══ Source excerpt

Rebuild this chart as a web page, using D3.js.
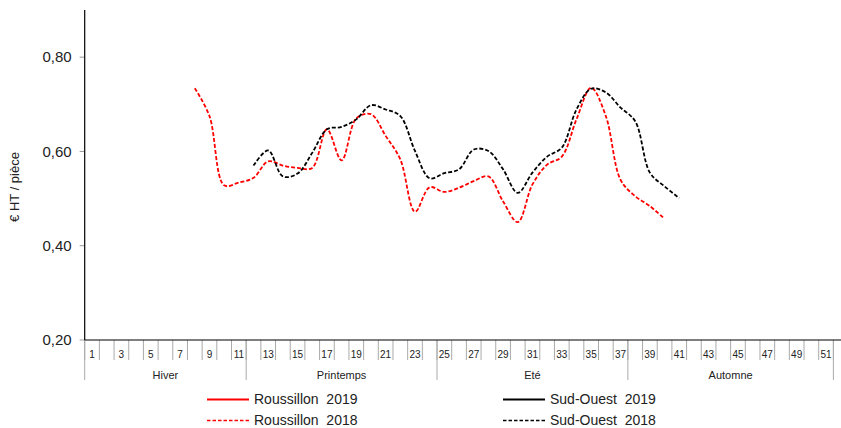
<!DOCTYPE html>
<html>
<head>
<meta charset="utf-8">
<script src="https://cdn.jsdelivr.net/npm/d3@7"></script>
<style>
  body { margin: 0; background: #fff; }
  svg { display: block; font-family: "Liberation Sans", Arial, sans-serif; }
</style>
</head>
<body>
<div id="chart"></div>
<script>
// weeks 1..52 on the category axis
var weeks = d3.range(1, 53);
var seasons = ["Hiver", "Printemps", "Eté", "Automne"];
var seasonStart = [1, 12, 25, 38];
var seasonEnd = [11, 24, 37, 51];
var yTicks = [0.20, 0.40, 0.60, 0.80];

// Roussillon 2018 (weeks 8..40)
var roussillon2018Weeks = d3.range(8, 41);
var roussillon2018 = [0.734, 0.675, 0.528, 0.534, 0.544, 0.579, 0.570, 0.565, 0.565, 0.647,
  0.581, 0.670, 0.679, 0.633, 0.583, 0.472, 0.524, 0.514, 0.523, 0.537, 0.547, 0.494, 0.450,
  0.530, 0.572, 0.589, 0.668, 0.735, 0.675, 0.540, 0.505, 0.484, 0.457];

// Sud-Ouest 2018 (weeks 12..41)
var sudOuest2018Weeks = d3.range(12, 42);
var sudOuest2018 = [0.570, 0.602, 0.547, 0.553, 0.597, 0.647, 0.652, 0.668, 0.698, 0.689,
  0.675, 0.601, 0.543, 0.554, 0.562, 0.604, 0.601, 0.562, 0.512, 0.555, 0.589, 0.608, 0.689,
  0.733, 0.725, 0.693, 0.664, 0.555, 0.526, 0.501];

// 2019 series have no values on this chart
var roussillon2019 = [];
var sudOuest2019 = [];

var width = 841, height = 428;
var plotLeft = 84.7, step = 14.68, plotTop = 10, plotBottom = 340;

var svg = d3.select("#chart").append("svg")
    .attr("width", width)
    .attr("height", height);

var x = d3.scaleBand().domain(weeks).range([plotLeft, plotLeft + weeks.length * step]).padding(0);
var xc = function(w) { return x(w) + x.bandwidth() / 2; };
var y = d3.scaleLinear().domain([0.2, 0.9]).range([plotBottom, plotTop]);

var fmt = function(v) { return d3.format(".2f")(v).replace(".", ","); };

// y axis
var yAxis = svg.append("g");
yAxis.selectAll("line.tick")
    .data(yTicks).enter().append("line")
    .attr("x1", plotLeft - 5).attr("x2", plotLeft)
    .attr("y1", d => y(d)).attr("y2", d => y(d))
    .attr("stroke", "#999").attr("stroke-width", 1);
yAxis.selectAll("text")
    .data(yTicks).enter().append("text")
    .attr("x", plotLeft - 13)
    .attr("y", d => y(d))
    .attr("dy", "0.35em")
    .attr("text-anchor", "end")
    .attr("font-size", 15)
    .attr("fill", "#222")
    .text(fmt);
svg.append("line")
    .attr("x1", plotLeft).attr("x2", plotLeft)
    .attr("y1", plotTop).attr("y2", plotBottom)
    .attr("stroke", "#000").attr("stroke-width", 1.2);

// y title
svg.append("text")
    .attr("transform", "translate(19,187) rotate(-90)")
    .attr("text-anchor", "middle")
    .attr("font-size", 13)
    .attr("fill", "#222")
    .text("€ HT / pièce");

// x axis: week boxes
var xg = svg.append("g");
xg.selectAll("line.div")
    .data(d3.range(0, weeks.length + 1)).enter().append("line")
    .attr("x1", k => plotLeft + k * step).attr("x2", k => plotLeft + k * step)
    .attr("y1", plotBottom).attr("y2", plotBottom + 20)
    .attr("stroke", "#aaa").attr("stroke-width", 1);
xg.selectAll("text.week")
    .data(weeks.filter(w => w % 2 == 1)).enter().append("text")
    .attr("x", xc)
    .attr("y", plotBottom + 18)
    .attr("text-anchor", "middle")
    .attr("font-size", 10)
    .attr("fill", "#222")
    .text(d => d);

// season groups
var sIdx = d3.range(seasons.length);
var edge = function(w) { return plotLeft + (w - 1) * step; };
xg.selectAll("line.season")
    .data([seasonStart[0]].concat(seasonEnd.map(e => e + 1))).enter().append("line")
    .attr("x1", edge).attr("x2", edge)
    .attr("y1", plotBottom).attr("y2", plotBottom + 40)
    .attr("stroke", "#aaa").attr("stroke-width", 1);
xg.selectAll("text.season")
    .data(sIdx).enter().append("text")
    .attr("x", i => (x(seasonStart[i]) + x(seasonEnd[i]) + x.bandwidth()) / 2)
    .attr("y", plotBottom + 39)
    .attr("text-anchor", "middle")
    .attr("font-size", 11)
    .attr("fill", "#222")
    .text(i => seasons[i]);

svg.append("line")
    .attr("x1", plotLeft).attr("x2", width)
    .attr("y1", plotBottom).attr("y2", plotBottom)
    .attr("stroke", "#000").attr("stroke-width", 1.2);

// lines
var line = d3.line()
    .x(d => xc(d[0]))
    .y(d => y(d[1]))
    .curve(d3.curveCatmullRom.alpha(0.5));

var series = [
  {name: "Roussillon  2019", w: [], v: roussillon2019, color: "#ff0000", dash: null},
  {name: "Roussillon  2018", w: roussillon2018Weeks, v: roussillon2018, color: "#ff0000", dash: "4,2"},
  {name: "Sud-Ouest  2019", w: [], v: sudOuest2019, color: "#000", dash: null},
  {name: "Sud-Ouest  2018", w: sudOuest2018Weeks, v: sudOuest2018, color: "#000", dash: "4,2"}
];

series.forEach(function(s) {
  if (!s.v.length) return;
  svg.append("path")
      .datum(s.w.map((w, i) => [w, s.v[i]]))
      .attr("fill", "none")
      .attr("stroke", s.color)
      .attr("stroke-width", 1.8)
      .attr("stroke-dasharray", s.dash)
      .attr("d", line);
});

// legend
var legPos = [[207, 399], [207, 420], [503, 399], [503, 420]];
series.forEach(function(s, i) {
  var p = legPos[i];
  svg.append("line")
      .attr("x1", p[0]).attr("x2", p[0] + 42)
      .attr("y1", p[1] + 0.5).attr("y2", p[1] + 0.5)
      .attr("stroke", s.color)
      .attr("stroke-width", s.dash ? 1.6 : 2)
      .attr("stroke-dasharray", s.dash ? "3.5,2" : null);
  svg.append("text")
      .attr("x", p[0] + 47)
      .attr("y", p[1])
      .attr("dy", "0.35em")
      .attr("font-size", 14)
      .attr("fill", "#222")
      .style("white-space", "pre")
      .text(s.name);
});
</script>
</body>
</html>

════

Brief
Would you set down the listing exactly, omitting pictures?

Written answer
Rebuild this chart as a web page, using D3.js.
<!DOCTYPE html>
<html>
<head>
<meta charset="utf-8">
<script src="https://cdn.jsdelivr.net/npm/d3@7"></script>
<style>
  body { margin: 0; background: #fff; }
  svg { display: block; font-family: "Liberation Sans", Arial, sans-serif; }
</style>
</head>
<body>
<div id="chart"></div>
<script>
// weeks 1..52 on the category axis
var weeks = d3.range(1, 53);
var seasons = ["Hiver", "Printemps", "Eté", "Automne"];
var seasonStart = [1, 12, 25, 38];
var seasonEnd = [11, 24, 37, 51];
var yTicks = [0.20, 0.40, 0.60, 0.80];

// Roussillon 2018 (weeks 8..40)
var roussillon2018Weeks = d3.range(8, 41);
var roussillon2018 = [0.734, 0.675, 0.528, 0.534, 0.544, 0.579, 0.570, 0.565, 0.565, 0.647,
  0.581, 0.670, 0.679, 0.633, 0.583, 0.472, 0.524, 0.514, 0.523, 0.537, 0.547, 0.494, 0.450,
  0.530, 0.572, 0.589, 0.668, 0.735, 0.675, 0.540, 0.505, 0.484, 0.457];

// Sud-Ouest 2018 (weeks 12..41)
var sudOuest2018Weeks = d3.range(12, 42);
var sudOuest2018 = [0.570, 0.602, 0.547, 0.553, 0.597, 0.647, 0.652, 0.668, 0.698, 0.689,
  0.675, 0.601, 0.543, 0.554, 0.562, 0.604, 0.601, 0.562, 0.512, 0.555, 0.589, 0.608, 0.689,
  0.733, 0.725, 0.693, 0.664, 0.555, 0.526, 0.501];

// 2019 series have no values on this chart
var roussillon2019 = [];
var sudOuest2019 = [];

var width = 841, height = 428;
var plotLeft = 84.7, step = 14.68, plotTop = 10, plotBottom = 340;

var svg = d3.select("#chart").append("svg")
    .attr("width", width)
    .attr("height", height);

var x = d3.scaleBand().domain(weeks).range([plotLeft, plotLeft + weeks.length * step]).padding(0);
var xc = function(w) { return x(w) + x.bandwidth() / 2; };
var y = d3.scaleLinear().domain([0.2, 0.9]).range([plotBottom, plotTop]);

var fmt = function(v) { return d3.format(".2f")(v).replace(".", ","); };

// y axis
var yAxis = svg.append("g");
yAxis.selectAll("line.tick")
    .data(yTicks).enter().append("line")
    .attr("x1", plotLeft - 5).attr("x2", plotLeft)
    .attr("y1", d => y(d)).attr("y2", d => y(d))
    .attr("stroke", "#999").attr("stroke-width", 1);
yAxis.selectAll("text")
    .data(yTicks).enter().append("text")
    .attr("x", plotLeft - 13)
    .attr("y", d => y(d))
    .attr("dy", "0.35em")
    .attr("text-anchor", "end")
    .attr("font-size", 15)
    .attr("fill", "#222")
    .text(fmt);
svg.append("line")
    .attr("x1", plotLeft).attr("x2", plotLeft)
    .attr("y1", plotTop).attr("y2", plotBottom)
    .attr("stroke", "#000").attr("stroke-width", 1.2);

// y title
svg.append("text")
    .attr("transform", "translate(19,187) rotate(-90)")
    .attr("text-anchor", "middle")
    .attr("font-size", 13)
    .attr("fill", "#222")
    .text("€ HT / pièce");

// x axis: week boxes
var xg = svg.append("g");
xg.selectAll("line.div")
    .data(d3.range(0, weeks.length + 1)).enter().append("line")
    .attr("x1", k => plotLeft + k * step).attr("x2", k => plotLeft + k * step)
    .attr("y1", plotBottom).attr("y2", plotBottom + 20)
    .attr("stroke", "#aaa").attr("stroke-width", 1);
xg.selectAll("text.week")
    .data(weeks.filter(w => w % 2 == 1)).enter().append("text")
    .attr("x", xc)
    .attr("y", plotBottom + 18)
    .attr("text-anchor", "middle")
    .attr("font-size", 10)
    .attr("fill", "#222")
    .text(d => d);

// season groups
var sIdx = d3.range(seasons.length);
var edge = function(w) { return plotLeft + (w - 1) * step; };
xg.selectAll("line.season")
    .data([seasonStart[0]].concat(seasonEnd.map(e => e + 1))).enter().append("line")
    .attr("x1", edge).attr("x2", edge)
    .attr("y1", plotBottom).attr("y2", plotBottom + 40)
    .attr("stroke", "#aaa").attr("stroke-width", 1);
xg.selectAll("text.season")
    .data(sIdx).enter().append("text")
    .attr("x", i => (x(seasonStart[i]) + x(seasonEnd[i]) + x.bandwidth()) / 2)
    .attr("y", plotBottom + 39)
    .attr("text-anchor", "middle")
    .attr("font-size", 11)
    .attr("fill", "#222")
    .text(i => seasons[i]);

svg.append("line")
    .attr("x1", plotLeft).attr("x2", width)
    .attr("y1", plotBottom).attr("y2", plotBottom)
    .attr("stroke", "#000").attr("stroke-width", 1.2);

// lines
var line = d3.line()
    .x(d => xc(d[0]))
    .y(d => y(d[1]))
    .curve(d3.curveCatmullRom.alpha(0.5));

var series = [
  {name: "Roussillon  2019", w: [], v: roussillon2019, color: "#ff0000", dash: null},
  {name: "Roussillon  2018", w: roussillon2018Weeks, v: roussillon2018, color: "#ff0000", dash: "4,2"},
  {name: "Sud-Ouest  2019", w: [], v: sudOuest2019, color: "#000", dash: null},
  {name: "Sud-Ouest  2018", w: sudOuest2018Weeks, v: sudOuest2018, color: "#000", dash: "4,2"}
];

series.forEach(function(s) {
  if (!s.v.length) return;
  svg.append("path")
      .datum(s.w.map((w, i) => [w, s.v[i]]))
      .attr("fill", "none")
      .attr("stroke", s.color)
      .attr("stroke-width", 1.8)
      .attr("stroke-dasharray", s.dash)
      .attr("d", line);
});

// legend
var legPos = [[207, 399], [207, 420], [503, 399], [503, 420]];
series.forEach(function(s, i) {
  var p = legPos[i];
  svg.append("line")
      .attr("x1", p[0]).attr("x2", p[0] + 42)
      .attr("y1", p[1] + 0.5).attr("y2", p[1] + 0.5)
      .attr("stroke", s.color)
      .attr("stroke-width", s.dash ? 1.6 : 2)
      .attr("stroke-dasharray", s.dash ? "3.5,2" : null);
  svg.append("text")
      .attr("x", p[0] + 47)
      .attr("y", p[1])
      .attr("dy", "0.35em")
      .attr("font-size", 14)
      .attr("fill", "#222")
      .style("white-space", "pre")
      .text(s.name);
});
</script>
</body>
</html>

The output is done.